4 thoughts on “In which I am a patron of the arts”

  1. Oh, it’s always nice to find another person who ‘gets it’ 🙂 I am a big fan of Amanda Palmer; I put a good sum of money into her Kickstarter (she had a record player option and I was planning on buying a record player at the time – worked out nicely for me!) and it took a lot of explaining to get my parents to understand why…but once they did, they thought it was great. People always seem to the miss the part where we, the fans who put in the money, get a whole lot back.

  2. Dedicated RR – Thanks! I do sometimes think that tickets for stadium shows are getting out of hand, but then again, I don’t know what it costs to put on a tour and no one turns up at people’s houses menacing them into spending their money.

  3. I think the most reasonable backlash I’ve heard is that Warner Bros, a big business, stands to make a solid profit from the VM film, with no running costs and people are uncomfortable with fans being asked to fund profit for big business. That’s different than being the patron of an individual artist who works outside established systems and I’m uncomfortable about that element. At the same time WB own the rights – there’s no getting away from that, it’s a legal reality we have to work with.

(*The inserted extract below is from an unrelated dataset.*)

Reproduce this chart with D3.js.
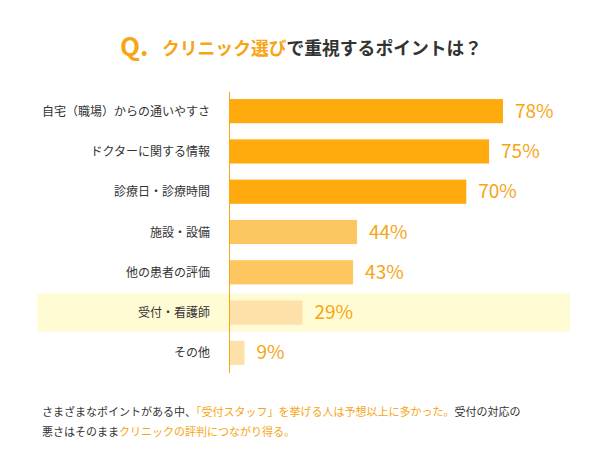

    I put my money in (patrons together) because without fan support WB were never going to make this film and for me that outweighs how I feel about them making any kind of double profit off fans (who will all pay to see the film as well). I want a film with a smart talking, noirish female detective and I want to help creators who want to make a film like that. Plus I can afford to fund this project and still put my money other places, so there’s that. And as someone pointed out that there’s a good chance it won’t make a lot of money, because if it had a lot of money making potential the series wouldn’t have been cancelled so early, so feeling guilty about increasing big businesses profit may not even be that big a concern (maybe I’m rationalising, let’s let it slide).

    I like DedicatedRR’s thought that fans get so much back, so much we couldn’t have gotten another way without our artists going broke probably. Good words – that’s why I’m in for projects like this.

  4. Jodie – Yes, I get your point about WB making a profit and I had similar concerns. It just doesn’t seem very likely. Even if every single series fan goes, that’s probably box office disaster numbers!